Entediado, passei a admirar as formosas pétalas que desfilavam cheias de charme e vagarosamente. Sedutoras, com um perfume bom demais. 

Aí entendi a costumeira associação que se faz da rosa vermelha à paixão. Entendi também a lógica dos insetos, a razão pela qual as abelhas e marimbondos chupam incessantemente o núcleo das flores. E o motivo de formigas e joaninhas também curtirem descansar por ali.

Na parede, havia um relógio de ponteiro parado, marcando seis e meia da manhã. Mas já era meio-dia e o calor me aborrecia no ofurô.
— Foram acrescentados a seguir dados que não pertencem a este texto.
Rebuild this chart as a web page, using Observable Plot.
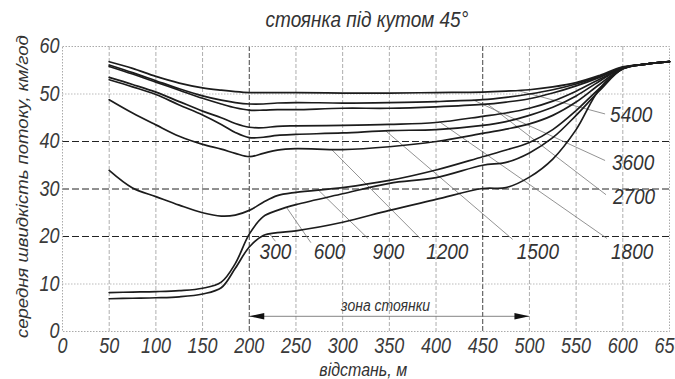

O pior foi quando afundei a cabeça e me senti como um pastel se sente ao ser mergulhado na gordura quente. Emergi sentindo cheiro de óleo, com o rosto e o cabelo melados.

Fui salvo desse martírio quando a tal mulher da massagem reapareceu dizendo que o tempo havia se esgotado.
Vesti-me e parti daquele lugar infernal. Por razões éticas, não mencionarei o nome do estabelecimento. Mas fica na rua Tomás Gonzaga, número 4000. Bairro Lourdes, na capital de Minas Gerais. Na saída, descobri que o ‘lanche’ referido na propaganda que me atraíra consistia em uma barrinha de cereal. Saborosa, mas não o suficiente para compensar os meus preciosos 59 reais investidos na empreitada.

Remoí a constatação de que custaria menos do que isso a viagem de ida e volta para ver minha família no interior. Daria também para comprar, por 59 mangas, uma camisa bacana; mas priorizei essa massagem tosca. Eu descolaria uma balada open bar por esse mesmo valor. Mas passei a manhã lambuzado de óleo, sentindo calor. Que prejuízo...

É isso, crianças. Quando seu sanduíche no Subway, mais o refri, ficar em 20 reais, não se zangue. Se a garrafa de cerveja tiver custando 6 no boteco, beba satisfeito. Se te oferecerem um ingresso a cinquentão para ver o jogo do Mequinha na Série B, compre...

...compra porque tá barato pra caralho!